We will say it one more time (not for the last time): read what two competent jurists say about the complex legal situation we currently confront in the administration of marriage law across the Commonwealth, Ask yourself whether a citizens free postal vote is going to do anything more than confuse a confused situation. Ask the couple who have moved in next door or your own adult children who have entered into permanent living arrangements how they see their relationship and their entitlements and how their relationship functions in relation to legal requirements).
As it stands the key phrase in the news report – “[whether] the law should be changed to allow same-sex couples to marry” – is so fully ambiguous it may well provoke many to opt out. The wording strongly suggests that the current state of affairs in everyday life is being ignored. The formulation assumes that somehow the current legislation prevents freedom of speech, if not freedom of association. And it does no such thing. When has the definition of lawful marriage ever prevented same-sex couples from saying they are married, from referring to each other as marriage partners as thousands of de facto (“hetero” if not same-sex) couples have done for decades?
Moreover, whichever way this search for a legislative path goes, the presumption of those initiating this ballot is that the nation’s view on this matter can be properly gauged by it. It cannot. The issue presupposes a gross falsehood, namely that the political parties – via their receipt of public funding for elections – have educated the electorate already about the state of affairs governed by the Marriage Act. That is the offensiveness of this initiative, Mr Dutton. To send this out to all registered voters is to assume that the voters are competent to make a judgement in public-legal terms, when in fact they have to a large degree rendered incompetent by the studied self-interested negligence of our major political parties since at least 2004 (we’ll only refer to the mass media en passant here).
The above formulation assumes that the State by law prevents same-sex couples from asserting their belief that they are married.
The above formulation does nothing to challenge the implicit Statism in the populist view that marriage is a creature of Government. It is a confirmation that Parliament does not now know how to politically answer the accusation that the definition of lawful marriage in the Marriage Act, which both sides endorsed in Marriage Act amendments from 2004, is an implicit violation of the human rights of same-sex couples. Some imply that such a definition of lawful in the Act is implicitly homophobic. Parliament has long since given up the task of defending the bi-partisan changes “both sides” endorsed in 2004 to the Marriage Act. If they are now no longer wanting to support that bi-partisanship, why aren’t they busy explaining themselves? The answer is: they are too busy “running for cover”. Mr Shorten’s current anger at the Government with predictions of an efflorescence of hate speech are merely a political cover-up of his own party’s contribution to public confusion. When has his party ever explained its pragmatic U-Turn on this matter, let alone his “side’s” failure to have the matter properly and publicly debated?

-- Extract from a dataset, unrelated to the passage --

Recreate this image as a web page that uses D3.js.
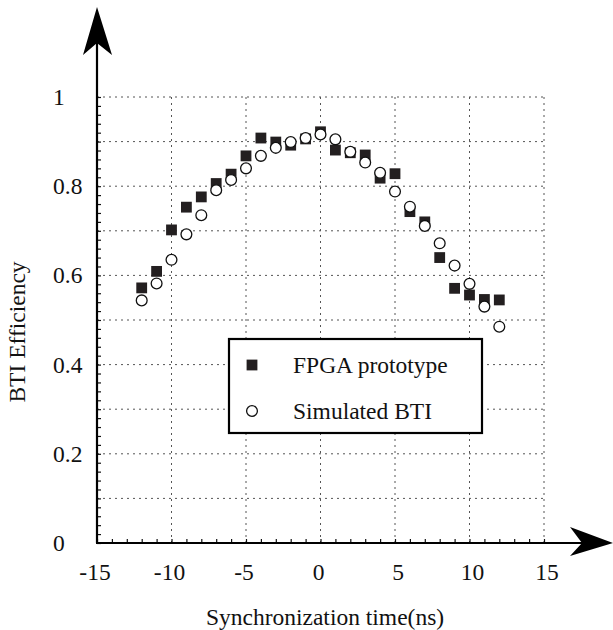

Do you believe that the current definition of lawful marriage as contained in the Marriage Act represents a violation of human rights?
We have suggested that this is the question that needs to be asked of this matter. But Labor as much as the Liberal-National coalition simply do not trust the electorate on this matter to raise it in these terms. For it part the electorate gives many signs that it is paying them back in like manner. These parties in their elevated privilege continue production of “both sides” core and non-core electoral agitprop. And they are so eager, so very eager, to display their post-modern credentials even as the “absolutes” of their respective “sides” dissolve in their rhetoric (ref the definition of post-modernity according to Jean-Francois Lyotard as incredulity to all meta-narratives). Labor’s absolutes are now “civil rights”; for the Liberal Coalition it is their tattered banner of “Vox Populi Vox Dei”.
There’s more to be said. For instance, what role does a Government have in relation to language? Can definitions of terms be legislated? Will some read the ballot question in terms of whether it is Government that can determine the meaning of the words we use? [While the Christian church has no mandate to depart from the teaching of Jesus about marriage, what it is, see here the wise words of N T Wright on the political danger of asking Government to legislate to define the meaning of words.] Further posts on how and why the reform of political parties is necessary for our ongoing state-crafting will follow. It is and will continue to be an important part of our everyday conversation about justice.